Klompen worden uit een stuk hout gemaakt.
Vooral uit hout van de populier. Eerst wordt de boomstam verdeeld in blokken hout. Uit één stam kunnen vier tot acht blokken worden gehaald. Vroeger werden klompen zo goed als volledig met de hand gemaakt. Uit zon blok hout werd eerst een ruwe klompenvorm gekapt. Daarna sneed de klompenmaker er kleine stukjes hout af om de verschillende delen van de klomp te vormen: de hak, de bovenkant, de neus.
Vervolgens werden er gaten in de klomp geboord en werd er een soort gang naar de top van de klomp gemaakt. Zodat er een voet in kon. Om de klomp mooi vlak te krijgen, werd ten slotte een scherp mesje gebruikt. Als een paar klompen klaar was, werden de klompen met een touwtje aan elkaar gebonden, zodat maat 36 niet bij maat 40 geraakte... De klompenmaker had drie tot vier uur nodig om een paar klompen te maken.
Sinds 1950 worden klompen met machines gemaakt. De stam van de boom wordt nog steeds in blokken gezaagd. Daarna wordt de blok op een machine gelegd die kan beitelen, schaven en snijden. Op een andere machine zit een voorbeeld van een klomp. Die machine volgt de omtrek van de klomp en vertelt op die manier aan de andere machine hoe de klomp moet worden gemaakt.
Die machine volgt dus het patroon van de afgewerkte klomp op de andere machine.

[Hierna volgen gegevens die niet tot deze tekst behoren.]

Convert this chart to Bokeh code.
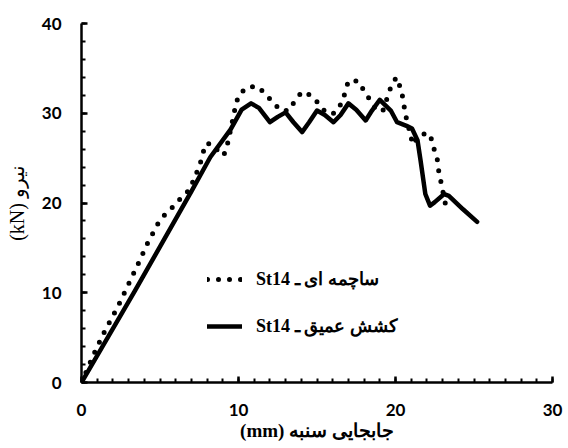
from bokeh.plotting import figure
from bokeh.models import Range1d, Legend, LegendItem, SingleIntervalTicker
from bokeh.embed import file_html
from bokeh.resources import INLINE

# Series: deep drawing (solid) and shot/sheet (dotted) - St14
deep_x = [0, 3.4, 7.0, 8.2, 9.5, 10.2, 10.8, 11.3, 12.0, 12.5, 13.0, 13.5, 14.05, 14.5, 15.0, 15.5,
          16.05, 16.5, 17.0, 17.5, 18.1, 18.5, 19.0, 19.7, 20.1, 20.7, 21.05, 21.4, 21.6, 21.9,
          22.2, 22.5, 23.1, 23.4, 24.3, 25.2]
deep_y = [0, 10.2, 21.3, 25.1, 28.2, 30.4, 31.1, 30.6, 29.0, 29.6, 30.1, 29.0, 27.9, 29.0, 30.3, 29.8,
          29.0, 29.8, 31.1, 30.4, 29.2, 30.3, 31.5, 30.3, 29.0, 28.6, 28.3, 27.0, 24.7, 21.0,
          19.7, 20.1, 21.0, 20.8, 19.3, 17.9]

shot_x = [0, 0.9, 1.5, 2.3, 2.9, 3.55, 4.2, 4.9, 5.35, 5.9, 6.4, 6.95, 7.15, 7.5, 7.9, 8.3, 8.7,
          9.06, 9.3, 9.55, 9.8, 10.0, 10.55, 11.2, 11.7, 12.2, 12.7, 13.2, 13.6, 14.05, 14.6, 15.1,
          15.6, 16.1, 16.6, 17.0, 17.6, 18.0, 18.4, 18.8, 19.2, 19.7, 20.05, 20.3, 20.5, 20.6,
          20.9, 21.1, 21.5, 21.8, 22.2, 22.4, 22.65, 22.75, 22.9, 23.2]
shot_y = [0, 3.6, 5.8, 8.4, 10.6, 13.0, 15.5, 17.8, 18.8, 19.7, 20.7, 21.6, 22.7, 24.0, 26.6, 26.6, 25.8,
          25.3, 26.6, 28.6, 30.7, 32.0, 32.9, 33.0, 32.2, 31.2, 30.3, 30.3, 31.4, 32.4, 32.0, 31.1,
          30.0, 30.0, 31.2, 33.6, 33.6, 32.5, 31.4, 30.3, 30.3, 32.9, 34.0, 32.9, 31.5, 30.1,
          28.0, 26.5, 27.5, 27.7, 27.7, 26.3, 25.0, 23.6, 22.3, 19.7]

label_shot = "St14 ساچمه ای ـ"
label_deep = "St14 کشش عمیق ـ"
x_title = "(mm) جابجایی سنبه"
y_title = "(kN) نیرو"

p = figure(width=568, height=448, output_backend="svg", toolbar_location=None,
           x_range=Range1d(0, 30), y_range=Range1d(0, 40),
           min_border_left=81, min_border_top=23, min_border_right=16, min_border_bottom=66)
p.outline_line_color = None
p.grid.visible = False
p.background_fill_color = "white"

r_shot = p.line(shot_x, shot_y, line_color="black", line_width=5, line_dash="0 11",
                line_cap="round")
r_deep = p.line(deep_x, deep_y, line_color="black", line_width=4.5, line_join="round",
                line_cap="round")

p.xaxis.ticker = SingleIntervalTicker(interval=10, num_minor_ticks=10)
p.yaxis.ticker = SingleIntervalTicker(interval=10, num_minor_ticks=5)
for ax in (p.xaxis[0], p.yaxis[0]):
    ax.axis_line_width = 2.5
    ax.axis_line_color = "black"
    ax.major_tick_in = 6
    ax.major_tick_out = 0
    ax.minor_tick_in = 4
    ax.minor_tick_out = 0
    ax.major_tick_line_width = 2.5
    ax.minor_tick_line_width = 2
    ax.major_tick_line_color = "black"
    ax.minor_tick_line_color = "black"
    ax.major_label_text_font = "Lato"
    ax.major_label_text_font_style = "bold"
    ax.major_label_text_font_size = "17px"
    ax.major_label_text_color = "black"
    ax.axis_label_text_font = "Liberation Serif"
    ax.axis_label_text_color = "black"

p.xaxis.axis_label = x_title
p.xaxis.axis_label_text_font_size = "19px"
p.xaxis.axis_label_text_font_style = "bold"
p.xaxis.major_label_standoff = 21
p.xaxis.axis_label_standoff = 1
p.yaxis.axis_label = y_title
p.yaxis.axis_label_text_font_size = "20px"
p.yaxis.axis_label_text_font_style = "normal"
p.yaxis.major_label_standoff = 20
p.yaxis.axis_label_standoff = 11

legend = Legend(items=[LegendItem(label=label_shot, renderers=[r_shot]),
                       LegendItem(label=label_deep, renderers=[r_deep])],
                location=(126, 45), padding=0, margin=0, spacing=25,
                glyph_width=35, glyph_height=20, label_height=20, label_standoff=14,
                border_line_color=None, background_fill_alpha=0,
                label_text_font="Liberation Serif", label_text_font_style="bold",
                label_text_font_size="18px", label_text_color="black")
p.add_layout(legend, "center")

open("out.html", "w").write(file_html(p, INLINE))
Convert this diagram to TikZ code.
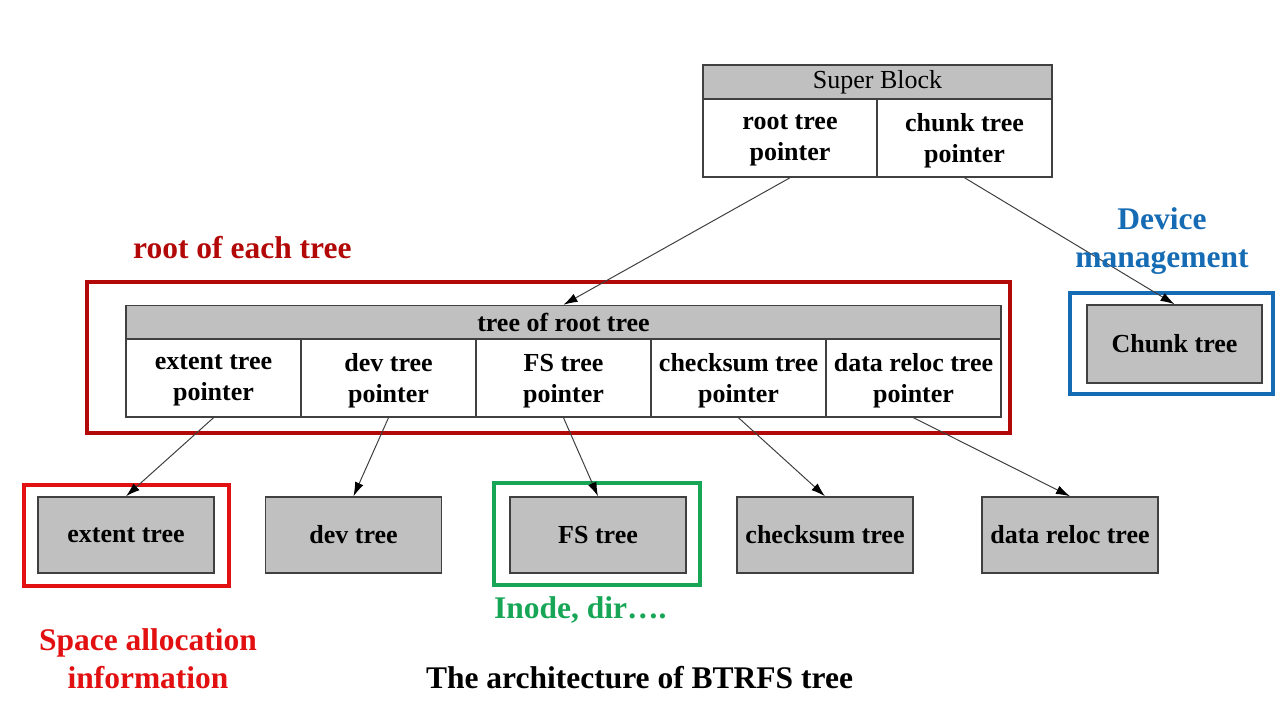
\documentclass[tikz,border=0pt]{standalone}
\usepackage{fontspec}
\setmainfont{Liberation Serif}
\usetikzlibrary{arrows.meta}
\definecolor{boxgray}{RGB}{192,192,192}
\definecolor{edgegray}{RGB}{64,64,64}
\definecolor{darkred}{RGB}{178,8,8}
\definecolor{brightred}{RGB}{226,16,16}
\definecolor{mygreen}{RGB}{22,166,86}
\definecolor{myblue}{RGB}{22,108,180}
\tikzset{
  boxfont/.style={font=\bfseries\fontsize{26}{31}\selectfont},
  cell/.style={draw=edgegray, line width=1.5pt, fill=white, minimum width=175pt, minimum height=78pt, inner sep=0pt, align=center, text depth=0pt, boxfont},
  hdr/.style={draw=edgegray, line width=1.5pt, fill=boxgray, minimum height=34pt, inner sep=0pt},
  treebox/.style={draw=edgegray, line width=1.5pt, fill=boxgray, minimum width=176pt, minimum height=76pt, inner sep=0pt, boxfont},
  frame/.style={line width=4pt, minimum width=#1, inner sep=0pt},
  conn/.style={draw=black!75, line width=1pt, -{Latex[length=14pt,width=9pt,color=black]}},
  lbl/.style={font=\bfseries\fontsize{31.5}{38}\selectfont, inner sep=0pt}
}
\begin{document}
\begin{tikzpicture}[x=1pt,y=-1pt]
\path[use as bounding box] (0,0) rectangle (1278,719);

% Super block
\node[hdr, minimum width=349pt, font=\fontsize{26}{31}\selectfont] (sb) at (877.5,82) {Super Block};
\node[cell, minimum width=174pt] (rtp) at (790,138) {root tree\\pointer};
\node[cell] (ctp) at (964.5,138) {chunk tree\\pointer};

% root frame
\node[frame=923pt, draw=darkred, minimum height=151pt] (rootframe) at (548.5,357.5) {};
\node[hdr, minimum width=875pt, boxfont] (trh) at (563.5,322.5) {tree of root tree};
\node[cell] (ep) at (213.5,378) {extent tree\\pointer};
\node[cell] (dp) at (388.5,378) {dev tree\\pointer};
\node[cell] (fp) at (563.5,378) {FS tree\\pointer};
\node[cell] (cp) at (738.5,378) {checksum tree\\pointer};
\node[cell] (drp) at (913.5,378) {data reloc tree\\pointer};

% chunk tree
\node[frame=203pt, draw=myblue, minimum height=101pt] (blueframe) at (1171.5,343.5) {};
\node[treebox, minimum width=175pt, minimum height=78pt] (chunk) at (1174.5,344) {Chunk tree};

% bottom frames
\node[frame=205pt, draw=brightred, minimum height=101pt] (redframe) at (126.5,535.5) {};
\node[frame=206pt, draw=mygreen, minimum height=102pt] (greenframe) at (597,534) {};

% bottom trees
\node[treebox] (et) at (126,535) {extent tree};
\node[treebox] (dt) at (353.5,535) {dev tree};
\node[treebox] (ft) at (598,535) {FS tree};
\node[treebox] (ct) at (825,535) {checksum tree};
\node[treebox] (drt) at (1070,535) {data reloc tree};

% connectors
\draw[conn] (rtp.south) -- (trh.north);
\draw[conn] (ctp.south) -- (chunk.north);
\draw[conn] (ep.south) -- (et.north);
\draw[conn] (dp.south) -- (dt.north);
\draw[conn] (fp.south) -- (ft.north);
\draw[conn] (cp.south) -- (ct.north);
\draw[conn] (drp.south) -- (drt.north);

% labels
\node[lbl, text=darkred, anchor=base west] (l1) at (133,259) {root of each tree};
\node[lbl, text=myblue, align=center, anchor=base] (l2) at (1162,268) {Device\\management};
\node[lbl, text=mygreen, anchor=base west] (l3) at (494,618) {Inode, dir….};
\node[lbl, text=brightred, align=center, anchor=base] (l4) at (148,688) {Space allocation\\information};
\node[lbl, text=black, anchor=base] (cap) at (639.5,688) {The architecture of BTRFS tree};
\end{tikzpicture}
\end{document}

De klompenmaker werkt dan hier en daar de klomp nog wat bij. Er zijn ook grote klompenfabrieken, waar de machines groter en beter zijn. Tien werknemers kunnen er 20.000 paar klompen per maand maken...
Ze werden vooral vroeger veel gebruikt. Vandaag worden in Nederland nog heel wat klompen gedragen. En gemaakt. Veel van de klompen die vandaag nog worden gemaakt, dienen voor de toeristen. Ze worden in winkeltjes te koop aangeboden, geschilderd in allerlei kleuren en versierd met tekeningen.